Date: 2006-06-26 07:01 pm (UTC)
From: [identity profile] sclerotic-rings.livejournal.com
I had to come back from the dead for this one: I suspect that I had dealings with the "Rainbow" from Mr. Di Filippo's article. Specifically, if she's the bowhead editor I dealt with back in 1993, she was the character who called me six and seven times a day for about three weeks in her attempts to snag a copy of Squashed Armadillocon for review, and when I asked if she was really planning to review it instead of just snagging a freebie, she swore that the review would be in the September issue. (Naturally, when the review didn't show up for another six months past that, I decided to ask to see if the review was ever going to run, and was told by her boss that they weren't going to bother because, well, the book had been out for nine months at that time, and it wasn't new any more.
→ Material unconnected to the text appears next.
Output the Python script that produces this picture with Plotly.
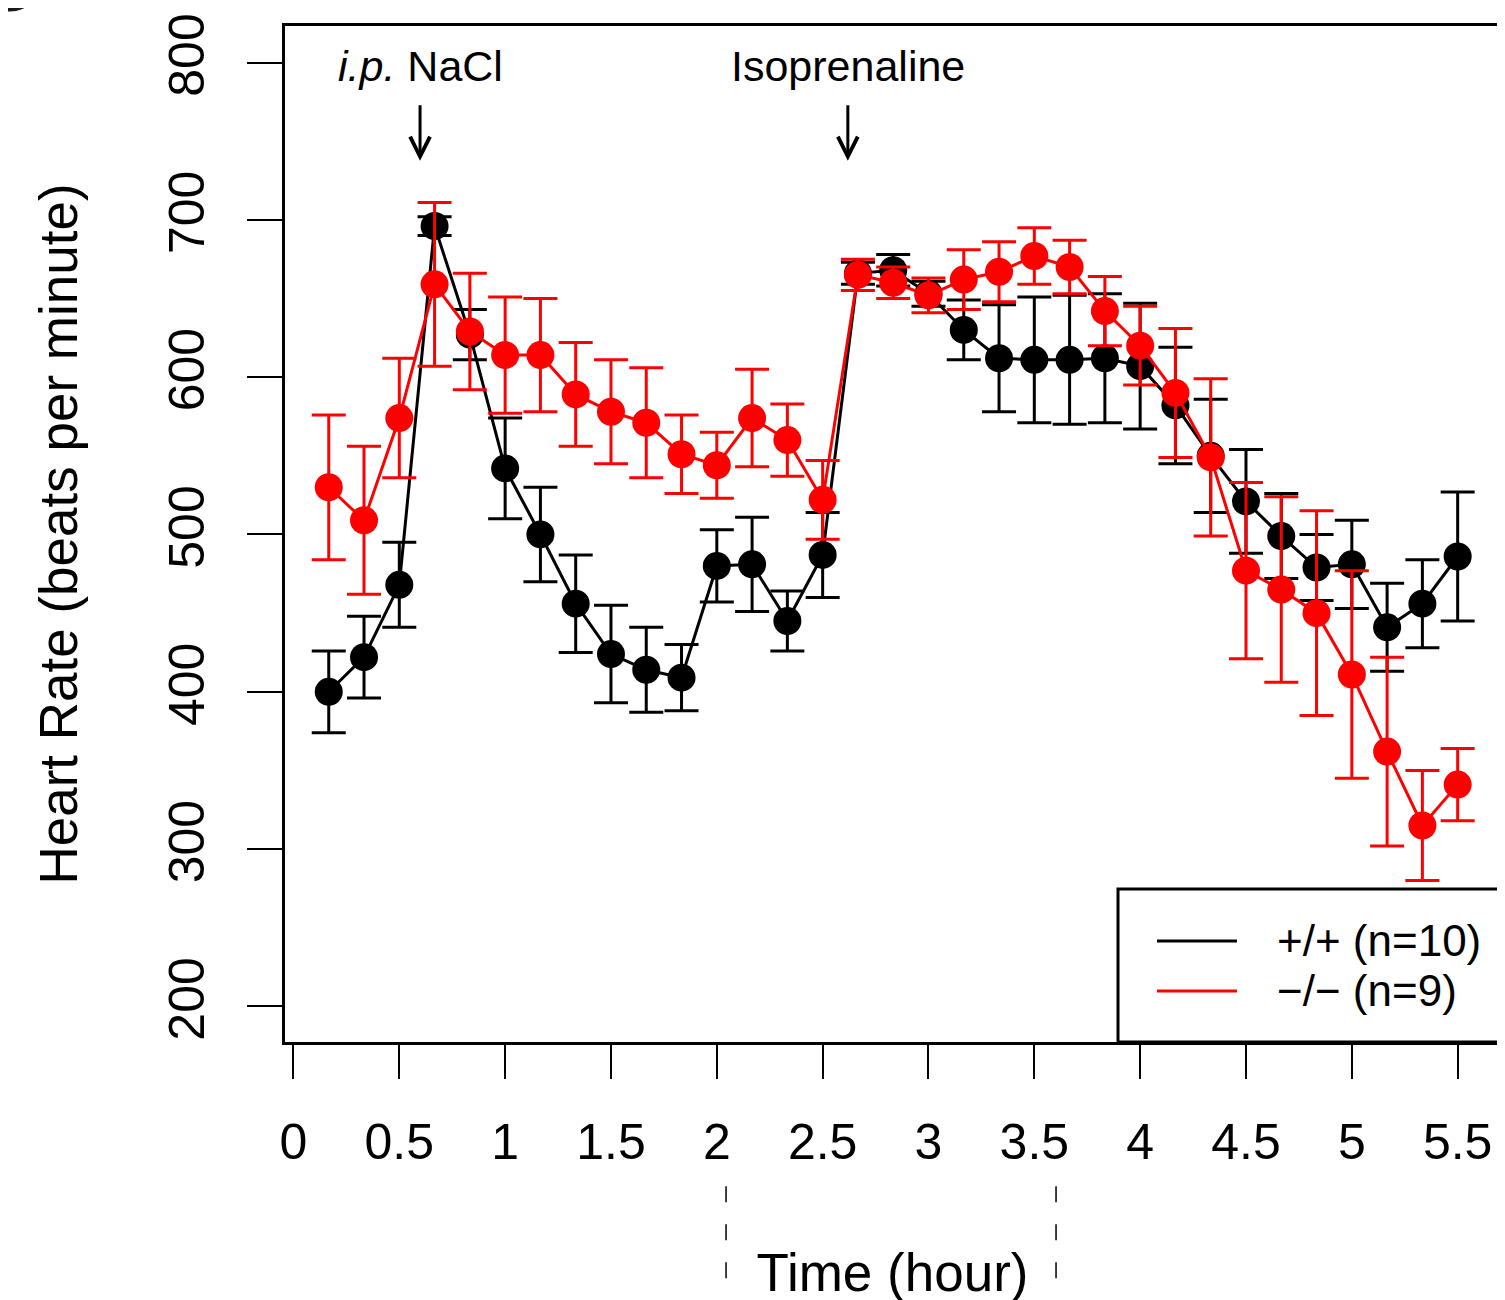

When I pointed out that the book was new when I sent "Rainbow" the copy she was begging for, he hung up on me. (The reason why I suspect that "Rainbow" was this editor was that she'd never even heard of Science Fiction Eye until I mentioned that Bruce Sterling wrote one of the regular columns; Steve Brown claimed that he constantly sent in copies, but it only got reviewed at the end of '93 because I personally sent a copy out of my contributor's copies to the little ditz. All I got for my trouble was repeated calls from some poor secretary at CBS: her boss apparently wanted a subscription but was too inarticulate to express his need, so he had the poor secretary try to call Brown over and over. When she couldn't find Steve's phone number, she started tracking down the phone numbers of the other contributors, and I was the first one who answered.)

A pox upon all their houses. While I'm certain that all of the crackheads mentioned in that article are long-gone (I understand that Conde Nast had a pretty thorough housecleaning when they took over Wired), they're probably still stinking up other publications unless they were taken out back and shot. Either way, it's just more confirmation that my quitting writing was The Right Decision, because I'm building up more of an allergy to self-important twits than I had during the dotcom boom.